Even the greatest natural talents aren’t likely to wind up as star quarterbacks without someone who recognizes their potential and how best to develop it. In that regard, Bruce Arians, the head coach of the NFL’s Arizona Cardinals, is a known master teacher who has played a hand in training Peyton Manning, Ben Roethlisberger, Andrew Luck, and the Cardinals’ Carson Palmer. “The Quarterback Whisperer” reveals what Arians has learned during a 40-year coaching career about effectively playing football’s most important position, including the difference between passers and throwers. Passers, as he describes them, are quarterbacks who possess excellent mechanics and are so in sync with receivers that they release the ball before receivers get open. Throwers, on the other hand, wait until the receiver breaks open and then sling the ball in that direction.
Here’s an excerpt from The Quarterback Whisperer:
“Before the 2004 draft, when I was the wide receivers coach with the Steelers, I ranked the prominent quarterbacks who were about to come out of the collegiate ranks, from Eli Manning to Phillip Rivers to Ben Roethlisberger. In my judgment it was a no-brainer who the best NFL player of the three was going to be – Big Ben.

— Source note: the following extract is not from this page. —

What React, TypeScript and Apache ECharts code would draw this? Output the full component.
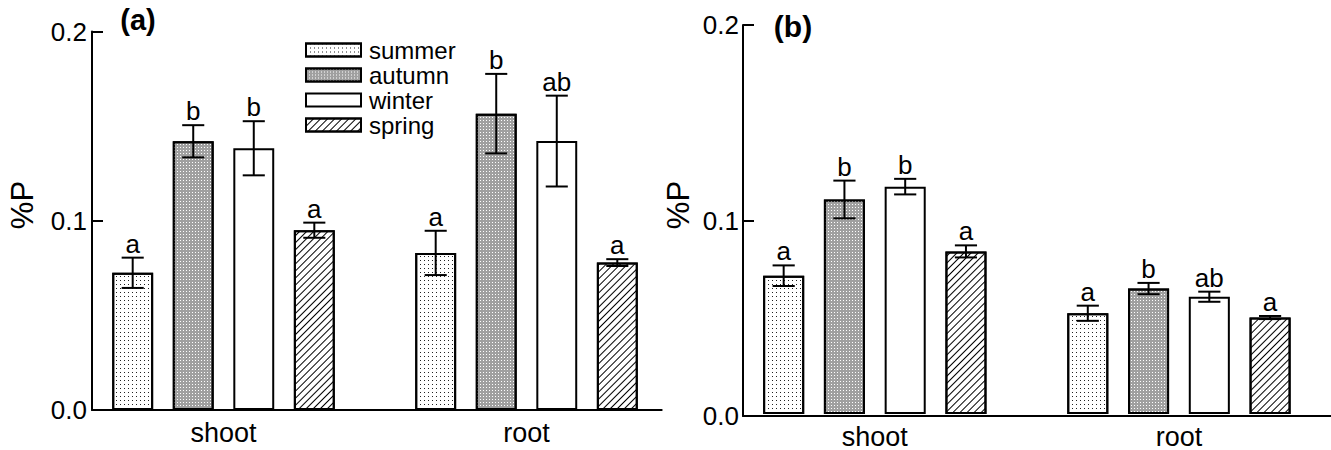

“At Miami (Ohio) University he was a very special player, showing that rare twin trait of avoiding onrushing linemen while simultaneously keeping his eyes downfield. Too often the so-called draft experts who have never coached or played a down in the NFL just focus on the physical traits of college quarterbacks. They ask questions such as: Does he have the prototypical size? Can he make all the necessary throws? Is he agile, quick afoot, fast? But I like to see if the guy can keep his eyes down the field in the midst of mounting chaos. Is he a leader and winner? In short, does he have grit? Ben checked off those boxes.”